The Democratic race has seen a remarkable turnabout since the end of February, when many not only viewed Bernie Sanders as the Democratic frontrunner, but also thought he could essentially lock up the nomination on Super Tuesday.

But that all fell apart with Biden’s South Carolina victory, which elevated the former vice president back up to a top-tier contender, spurred several of his rivals to drop out, and was interpreted by many Democratic voters across the country as a signal that Biden was the main alternative to Sanders.

This positive developments for Biden came, it turned out, at exactly the right time — just as nearly 60 percent of the total delegates in the total Democratic contest were about to be allotted, on Super Tuesday and the two weeks following it.

So Biden ended up winning the most states in this period. Even more importantly, he won several of those states in landslides — most notably in the South, where he picked up at least 30 delegates more than Sanders in each of Alabama, Virginia, North Carolina, and Mississippi. The former vice president also netted 15 delegates over Sanders in Missouri and Michigan.

In contrast, the only March state where Sanders won a large delegate advantage was California — and his edge there was easily swamped by all the big wins Biden put together.

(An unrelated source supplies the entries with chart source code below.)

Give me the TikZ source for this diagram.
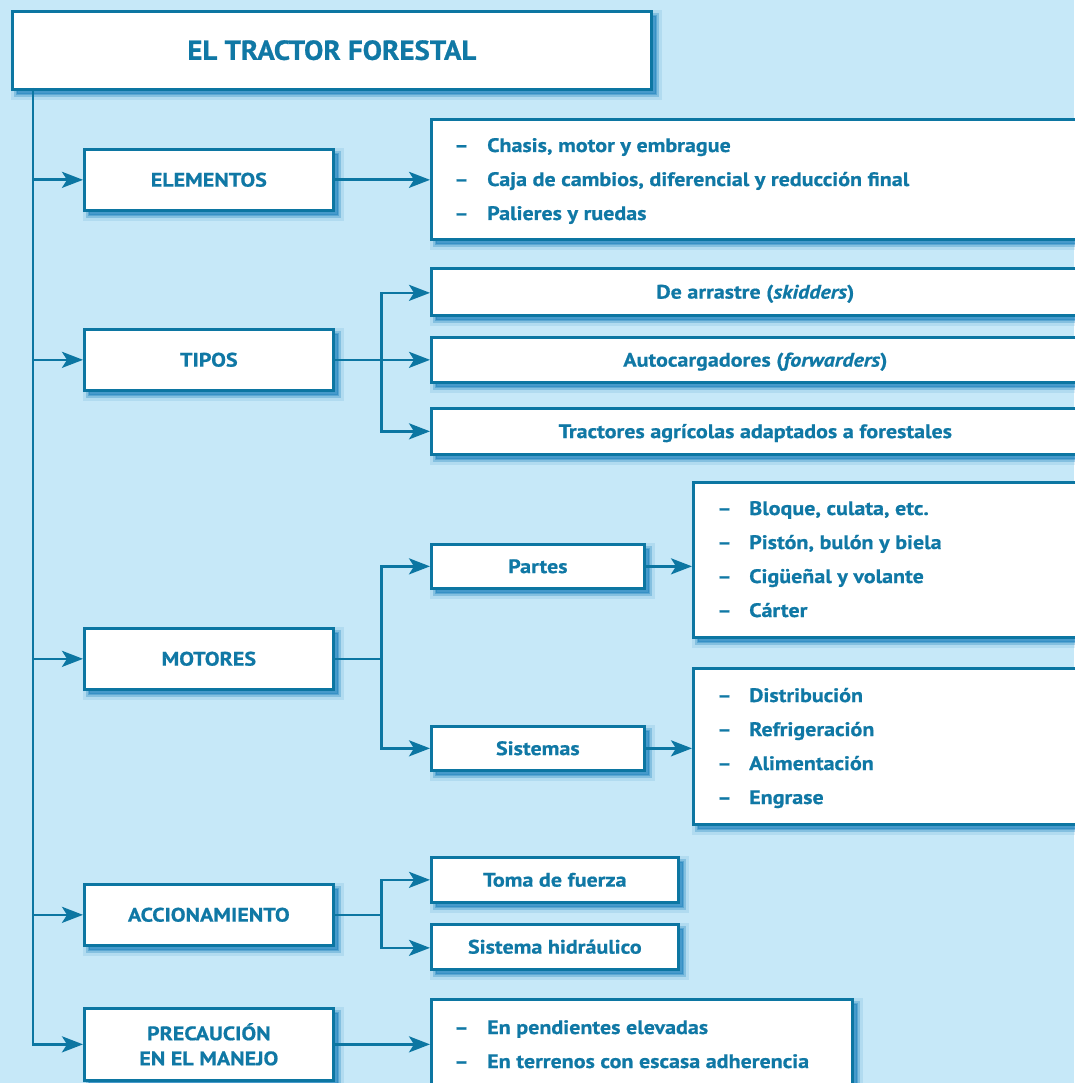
\documentclass[tikz,border=0pt]{standalone}
\usepackage{fontspec}
\setmainfont{PT Sans Bold}[ItalicFont={PT Sans Bold Italic}, FakeStretch=1.13, FakeBold=0.7]
\newfontfamily\titlefont{PT Sans Bold}[FakeStretch=1.05, FakeBold=0.8]
\usetikzlibrary{arrows.meta}
\definecolor{bgc}{RGB}{198,232,248}
\definecolor{lc}{RGB}{12,118,162}
\definecolor{tc}{RGB}{16,120,165}
\definecolor{shc}{RGB}{30,130,190}
\begin{document}
\begin{tikzpicture}[x=1pt,y=-1pt,
  shad/.style={
    preaction={draw=shc, line width=12pt, draw opacity=0.12, fill=shc, fill opacity=0.6, transform canvas={shift={(4.5pt,-4.5pt)}}},
    preaction={draw=shc, line width=6pt, draw opacity=0.3, transform canvas={shift={(4.5pt,-4.5pt)}}},
    preaction={draw=shc, line width=2pt, draw opacity=0.4, transform canvas={shift={(4.5pt,-4.5pt)}}}},
  box/.style={shad, draw=lc, line width=2.7pt, fill=white, inner sep=0pt, text=tc,
    font=\fontsize{19.5}{25}\selectfont, align=center, anchor=north west},
  one/.style={text height=13.5pt, text depth=0pt},
  conn/.style={draw=lc, line width=2.7pt},
  arr/.style={conn, -{Stealth[length=21pt,width=16pt,inset=5pt]}},
  listitem/.style={anchor=base west, inner sep=0pt, text=tc, font=\fontsize{19.5}{25}\selectfont}]
\fill[bgc] (0,0) rectangle (1074,1083);
\useasboundingbox (0,0) rectangle (1074,1083);

% title
\node[box, one, minimum width=639pt, minimum height=78pt, font=\titlefont\fontsize{27.5}{30}\selectfont, text height=19pt] (title) at (11,10) {EL TRACTOR FORESTAL};

% left column
\node[box, one, minimum width=249pt, minimum height=61pt] (elem) at (83,148) {ELEMENTOS};
\node[box, one, minimum width=249pt, minimum height=61pt] (tipos) at (83,328) {TIPOS};
\node[box, one, minimum width=249pt, minimum height=61pt] (motor) at (83,627) {MOTORES};
\node[box, one, minimum width=249pt, minimum height=61pt] (accion) at (83,883) {ACCIONAMIENTO};
\node[box, minimum width=249pt, minimum height=72pt] (prec) at (83,1007) {PRECAUCIÓN\\EN EL MANEJO};

% elementos list
\node[box, minimum width=648pt, minimum height=120pt] (elist) at (430,118) {};
\node[listitem] (e1) at (454,152) {\makebox[33pt][l]{–}Chasis, motor y embrague};
\node[listitem] (e2) at (454,186) {\makebox[33pt][l]{–}Caja de cambios, diferencial y reducción final};
\node[listitem] (e3) at (454,220) {\makebox[33pt][l]{–}Palieres y ruedas};

% tipos
\node[box, one, minimum width=648pt, minimum height=47pt] (skid) at (430,267) {De arrastre (\textit{skidders})};
\node[box, one, minimum width=648pt, minimum height=45pt] (forw) at (430,336) {Autocargadores (\textit{forwarders})};
\node[box, one, minimum width=648pt, minimum height=46pt] (agri) at (430,407) {Tractores agrícolas adaptados a forestales};

% motores
\node[box, one, minimum width=213pt, minimum height=44pt] (partes) at (430,543) {Partes};
\node[box, one, minimum width=213pt, minimum height=44pt] (sist) at (430,725) {Sistemas};
\node[box, minimum width=386pt, minimum height=155pt] (plist) at (692,481) {};
\node[listitem] (p1) at (717,515) {\makebox[32pt][l]{–}Bloque, culata, etc.};
\node[listitem] (p2) at (717,549) {\makebox[32pt][l]{–}Pistón, bulón y biela};
\node[listitem] (p3) at (717,583) {\makebox[32pt][l]{–}Cigüeñal y volante};
\node[listitem] (p4) at (717,617) {\makebox[32pt][l]{–}Cárter};
\node[box, minimum width=386pt, minimum height=156pt] (slist) at (692,667) {};
\node[listitem] (s1) at (717,702) {\makebox[32pt][l]{–}Distribución};
\node[listitem] (s2) at (717,736) {\makebox[32pt][l]{–}Refrigeración};
\node[listitem] (s3) at (717,770) {\makebox[32pt][l]{–}Alimentación};
\node[listitem] (s4) at (717,804) {\makebox[32pt][l]{–}Engrase};

% accionamiento
\node[box, one, minimum width=247pt, minimum height=45pt] (toma) at (430,856) {Toma de fuerza};
\node[box, one, minimum width=247pt, minimum height=45pt] (hidr) at (430,923) {Sistema hidráulico};

% precaucion list
\node[box, minimum width=421pt, minimum height=100pt] (prlist) at (430,998) {};
\node[listitem] (r1) at (454,1034) {\makebox[33pt][l]{–}En pendientes elevadas};
\node[listitem] (r2) at (454,1068) {\makebox[33pt][l]{–}En terrenos con escasa adherencia};

% trunk
\coordinate (t0) at (33,88);
\draw[arr] (t0) |- (prec.west);
\draw[arr] (t0 |- elem.west) -- (elem.west);
\draw[arr] (t0 |- tipos.west) -- (tipos.west);
\draw[arr] (t0 |- motor.west) -- (motor.west);
\draw[arr] (t0 |- accion.west) -- (accion.west);

% elementos
\draw[arr] (elem.east) -- (elem.east -| elist.west);

% tipos branches
\path (tipos.east) ++(46.5,0) coordinate (jt);
\draw[conn] (tipos.east) -- (jt);
\draw[arr] (jt) |- ([yshift=-1pt]skid.west);
\draw[arr] (jt) -- (jt -| forw.west);
\draw[arr] (jt) |- (agri.west);

% motores branches
\path (motor.east) ++(46.5,0) coordinate (jm);
\draw[conn] (motor.east) -- (jm);
\draw[arr] (jm) |- (partes.west);
\draw[arr] (jm) |- (sist.west);
\draw[arr] (partes.east) -- (partes.east -| plist.west);
\draw[arr] (sist.east) -- (sist.east -| slist.west);

% accionamiento branches
\path (accion.east) ++(46.5,0) coordinate (ja);
\draw[conn] (accion.east) -- (ja);
\draw[arr] (ja) |- (toma.west);
\draw[arr] (ja) |- ([yshift=-1pt]hidr.west);

% precaucion
\draw[arr] (prec.east) -- (prec.east -| prlist.west);
\end{tikzpicture}
\end{document}
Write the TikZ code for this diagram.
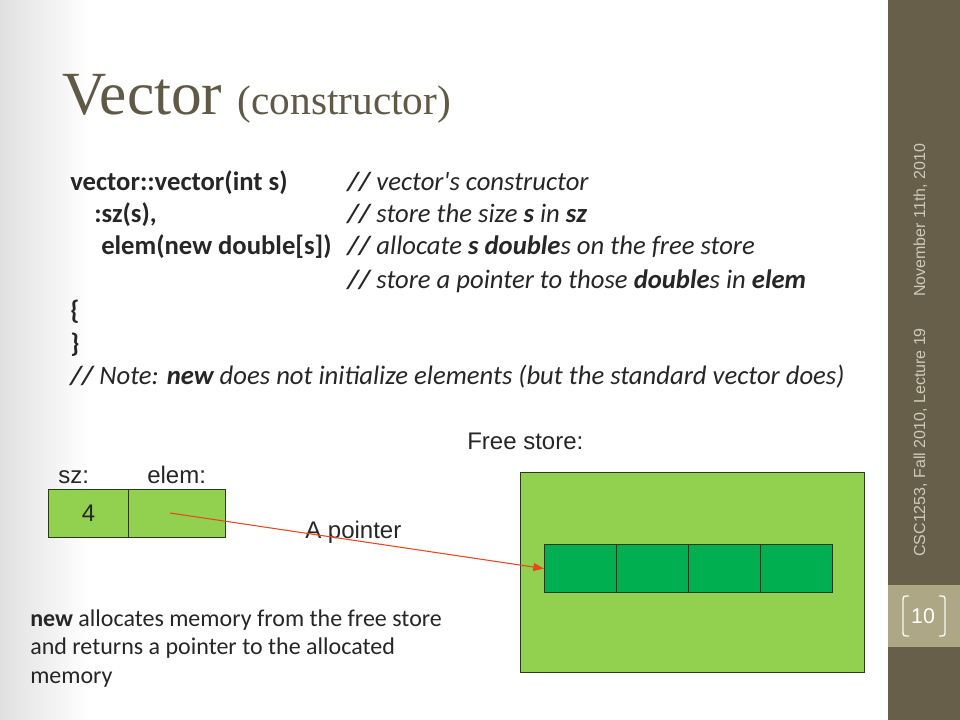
\documentclass[tikz,border=0pt]{standalone}
\usepackage{fontspec}
\setmainfont{Carlito}
\newfontfamily\titlefont{Liberation Serif}
\newfontfamily\arialfont{Liberation Sans}
\usetikzlibrary{arrows.meta}
\definecolor{sidebar}{HTML}{675F4A}
\definecolor{pagebox}{HTML}{ADA785}
\definecolor{sidetext}{HTML}{CFCAB6}
\definecolor{titlecol}{HTML}{5F5946}
\definecolor{txt}{HTML}{262626}
\definecolor{lightgreen}{HTML}{92D050}
\definecolor{darkgreen}{HTML}{00B050}
\definecolor{boxline}{HTML}{2A3A1C}
\definecolor{arrowred}{HTML}{E84820}
\tikzset{
  codeline/.style={anchor=base west, inner sep=0pt, font=\fontsize{20}{24}\selectfont, text=txt},
  armlabel/.style={anchor=base west, inner sep=0pt, font=\arialfont\fontsize{18}{21}\selectfont, text=txt},
  cellbox/.style={draw=boxline, line width=0.9pt, fill=lightgreen, minimum height=48*0.75pt, inner sep=0pt, anchor=north west},
  memcell/.style={draw=boxline, line width=0.9pt, fill=darkgreen, minimum width=72*0.75pt, minimum height=48*0.75pt, inner sep=0pt, anchor=north west},
  noteline/.style={anchor=base west, inner sep=0pt, font=\fontsize{18}{21}\selectfont, text=txt},
  sidelabel/.style={rotate=90, anchor=base west, inner sep=0pt, font=\arialfont\fontsize{12}{14}\selectfont, text=sidetext},
}
\begin{document}
\begin{tikzpicture}[x=0.75pt, y=-0.75pt]
\useasboundingbox (0,0) rectangle (960,720);
% background
\fill[white] (0,0) rectangle (960,720);
\shade[left color=black!12, right color=white] (0,0) rectangle (90,720);
% sidebar
\fill[sidebar] (888,0) rectangle (960,720);
\fill[pagebox] (888,585) rectangle (960,647);
\node[inner sep=0pt, font=\arialfont\fontsize{16}{18}\selectfont, text=white] (pnum) at (923,616) {10};
\draw[white!92!pagebox, line width=1pt] (909,596) .. controls (903,596) .. (903,602) -- (903,630) .. controls (903,636) .. (909,636);
\draw[white!92!pagebox, line width=1pt] (939,596) .. controls (945,596) .. (945,602) -- (945,630) .. controls (945,636) .. (939,636);
\node[sidelabel] (course) at (925,557) {CSC1253, Fall 2010, Lecture 19};
\node[sidelabel] (date) at (925,297) {November 11th, 2010};
% title
\node[anchor=base west, inner sep=0pt, text=titlecol] (title) at (62,115)
  {\titlefont\fontsize{46}{50}\selectfont Vector \fontsize{31}{34}\selectfont(constructor)};
% code
\node[codeline] (c1a) at (70,191) {\bfseries vector::vector(int s)};
\node[codeline] (c1b) at (347,191) {\bfseries\itshape //\mdseries\ vector\textquotesingle s constructor};
\node[codeline] (c2a) at (94,223) {\bfseries :sz(s),};
\node[codeline] (c2b) at (347,223) {\bfseries\itshape //\mdseries\ store the size \bfseries s\mdseries\ in \bfseries sz};
\node[codeline] (c3a) at (101,255) {\bfseries elem(new double[s])};
\node[codeline] (c3b) at (347,255) {\bfseries\itshape //\mdseries\ allocate \bfseries s double\mdseries s on the free store};
\node[codeline] (c4b) at (347,288) {\bfseries\itshape //\mdseries\ store a pointer to those \bfseries double\mdseries s in \bfseries elem};
\node[codeline] (c5) at (70,320) {\bfseries \{};
\node[codeline] (c6) at (70,352) {\bfseries \}};
\node[codeline] (c7) at (70,384) {\bfseries\itshape //\mdseries\ Note: \bfseries new\mdseries\ does not initialize elements (but the standard vector does)};
% labels
\node[armlabel] (free) at (467,449) {Free store:};
\node[armlabel] (szl) at (58,483) {sz:};
\node[armlabel] (eleml) at (147,483) {elem:};
\node[armlabel] (ptrl) at (305,538) {A pointer};
% vector object
\node[cellbox, minimum width=80*0.75pt] (szbox) at (48,489) {};
\node[cellbox, minimum width=97*0.75pt] (elembox) at (128,489) {};
\node[inner sep=0pt, font=\arialfont\fontsize{18}{21}\selectfont, text=txt] (four) at (szbox.center) {4};
\coordinate (ptrstart) at (170,513);
% free store
\node[draw=boxline, line width=0.9pt, fill=lightgreen, minimum width=344*0.75pt, minimum height=200*0.75pt, inner sep=0pt, anchor=north west] (store) at (520,472) {};
\node[memcell] (m1) at (544,544) {};
\node[memcell] (m2) at (616,544) {};
\node[memcell] (m3) at (688,544) {};
\node[memcell] (m4) at (760,544) {};
\draw[arrowred, line width=0.8pt, -{Triangle[length=8pt, width=6pt]}] (ptrstart) -- (m1.west);
% note
\node[noteline] (n1) at (30,626) {\bfseries new\mdseries\ allocates memory from the free store};
\node[noteline] (n2) at (30,654) {and returns a pointer to the allocated};
\node[noteline] (n3) at (30,683) {memory};
\end{tikzpicture}
\end{document}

From Super Tuesday (March 3) to March 10, then, Biden built up a delegate lead of over 150 over Sanders — a formidable lead, but not an insurmountable one. These new results, however, will push that lead into something that could be fairly characterized as insurmountable (unless some truly extraordinary event were to occur).

In Florida alone, Biden will net around 100 delegates, and Illinois and Arizona will pad that lead further. Essentially, at a moment when Sanders badly needed to catch up, Biden instead doubled the size of his advantage.

The big question is how long Sanders will stay in

Still, when the dust settles from Tuesday’s contests, Biden will still be a long way off from technically clinching the nomination by winning 1,991 pledged delegates (he’ll probably end up with around 1,200).

The Democratic proportional delegate allocation rules make it near-impossible for Sanders to catch up to Biden at this point — but they also make it impossible for any candidate to clinch the nomination this early in the contest, unless that candidate faces no significant opposition.

Democrats could therefore be facing an uncomfortable situation akin to the one they faced with Bernie Sanders in 2016, when the Vermont senator continued his campaign against Hillary Clinton until June despite having no plausible path to victory. Indeed, it was clear around this same point in the 2016 cycle — mid-March — that Sanders was almost surely too far behind to win.

Sanders stayed in so long in 2016 largely in an attempt to win more delegates and gain more leverage in discussions over the Democratic platform. But he’s faced criticism from Democrats, who argue that he hurt Hillary Clinton’s chances by staying in for so long, by dividing the party and preventing Clinton from changing her focus to the general election.

Sanders’s supporters tend to reject this critique, saying that a vigorous primary can actually be helpful at preparing a candidate for the general election. But the issue is clearly on Sanders’s mind. Last Wednesday, Sanders began and ended his post-mortem of his disappointing results on the previous night by stressing that President Trump must be defeated, and that he will do everything in his power to make that happen.

Now, though, with Sunday’s debate having failed to shake up the larger dynamics of the nomination contest, Sanders clearly lacking any remotely plausible path to victory, and the coronavirus pandemic only worsening, the Vermont senator will have to reevaluate whether continuing the primary weeks or months longer will best serve his goals.